Pfannenstiel: In Singapur gab es diesen seltsamen Gerichtsfall. Mir wurde vorgeworfen, dass ich zu gut gehalten hätte. Das war Wahnsinn.

Sie wurden 2000 wegen angeblicher Spielmanipulation verurteilt und mussten ins Gefängnis.

Pfannenstiel: Ich wurde zwar später freigesprochen, aber trotzdem hat mich das ein volles Jahr meines Lebens gekostet. Vielleicht sogar mehr.

Wie geht man mit sowas um?

Pfannenstiel: Ich habe versucht, aus dem ganz Negativen irgendetwas Positives rauszuziehen.

Was kann daran positiv sein?

Pfannenstiel: Du denkst, dass dich nichts mehr umhauen kann und dass man Extremsituationen immer irgendwie überwinden kann. Man lernt, dass Sachen im Job bei der Fortuna, die auch unangenehm sein können, im Vergleich dazu ein Kinderspiel sind. Die Bedeutung des Wortes "Freiheit" können die meisten Leute gar nicht einschätzen.

Sie hingegen schon. Und sicher auch das Wort "Leben", nach dem, was Sie in Bradford am Boxing Day 2002 erlebt haben.

Pfannenstiel: Wenn du denkst, schlimmer kann es nicht mehr werden, erschlagen sie dich kurz mal auf dem Fußballplatz.

Sie mussten auf dem Platz dreimal wiederbelebt werden.

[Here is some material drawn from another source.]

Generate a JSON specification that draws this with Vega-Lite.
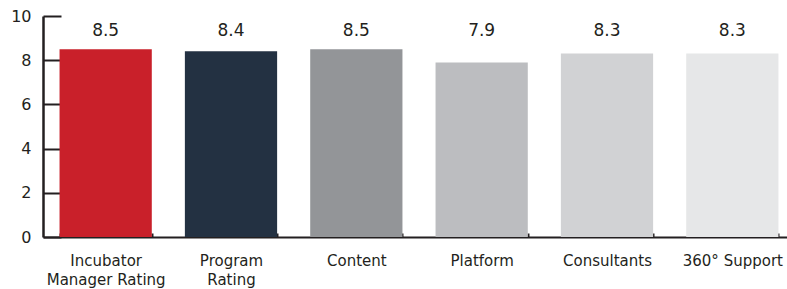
{
  "$schema": "https://vega.github.io/schema/vega-lite/v6.json",
  "autosize": {"type": "none"},
  "padding": {"left": 43, "top": 16, "right": 0, "bottom": 52},
  "width": 752,
  "height": 221,
  "background": "white",
  "data": {"values": [
    {"category": "Incubator Manager Rating", "score": 8.5, "label": "8.5"},
    {"category": "Program Rating", "score": 8.4, "label": "8.4"},
    {"category": "Content", "score": 8.5, "label": "8.5"},
    {"category": "Platform", "score": 7.9, "label": "7.9"},
    {"category": "Consultants", "score": 8.3, "label": "8.3"},
    {"category": "360° Support", "score": 8.3, "label": "8.3"}
  ]},
  "config": {
    "view": {"stroke": null},
    "font": "DejaVu Sans"
  },
  "encoding": {
    "x": {
      "field": "category", "type": "nominal", "sort": null,
      "scale": {"paddingInner": 0.264, "paddingOuter": 0.132},
      "axis": {
        "title": null, "labelAngle": 0, "labelFontSize": 15, "labelColor": "#231f20",
        "labelLineHeight": 19, "labelPadding": 20, "labelBaseline": "top",
        "labelExpr": "datum.label == 'Incubator Manager Rating' ? ['Incubator', 'Manager Rating'] : datum.label == 'Program Rating' ? ['Program', 'Rating'] : datum.label",
        "tickBand": "extent", "tickSize": -4, "tickWidth": 2, "tickColor": "#231f20",
        "domainColor": "#231f20", "domainWidth": 2, "grid": false
      }
    }
  },
  "layer": [
    {
      "mark": {"type": "bar"},
      "encoding": {
        "y": {
          "field": "score", "type": "quantitative",
          "scale": {"domain": [0, 10], "nice": false},
          "axis": {
            "title": null, "values": [0, 2, 4, 6, 8, 10], "grid": false,
            "labelFontSize": 16, "labelColor": "#231f20", "labelPadding": 30,
            "tickSize": -18, "tickWidth": 2, "tickColor": "#231f20",
            "domainColor": "#231f20", "domainWidth": 2.5
          }
        },
        "color": {
          "field": "category", "type": "nominal", "sort": null, "legend": null,
          "scale": {
            "domain": ["Incubator Manager Rating", "Program Rating", "Content", "Platform", "Consultants", "360° Support"],
            "range": ["#c9202a", "#233142", "#939598", "#bcbdc0", "#d1d2d4", "#e6e7e8"]
          }
        }
      }
    },
    {
      "mark": {"type": "text", "fontSize": 17, "color": "#231f20", "baseline": "middle"},
      "encoding": {
        "y": {"datum": 9.3, "type": "quantitative"},
        "text": {"field": "label"}
      }
    }
  ]
}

Pfannenstiel: Das war einfach ein Unfall. Ein gegnerischer Stürmer hat versucht, über mich drüber zu springen und ich habe das Knie in den Solarplexus bekommen. Ein verrückter Unfall, das war einfach unglücklich. Ich war zur falschen Zeit am falschen Ort.

Hat Sie die Geschichte in Singapur charakterlich mehr verändert als das Nahtoderlebnis in England?

Pfannenstiel: Auf alle Fälle. Sie hat mich glaube ich zu einem besseren Menschen gemacht und meine Einstellung zum Leben verändert.

Welche Einstellung hatten Sie davor?

Pfannenstiel: Eine Fußballer-Einstellung.

Was ist eine Fußballer-Einstellung zum Leben?

Pfannenstiel: Schöne Schuhe, schöne Autos. Diese Einstellung hat sich danach relativ schnell und klar verändert. Für mich ist die Familie das Allerwichtigste. Außerdem habe ich die Charity Global United FC gegründet, die es vielen Kindern ermöglicht, Zugang zu Bildung und Nahrung zu erhalten. Umweltschutz ist eines unserer Hauptthemen. Auf die Charity und das, was wir hier bewegen können, bin ich schon ein wenig Stolz.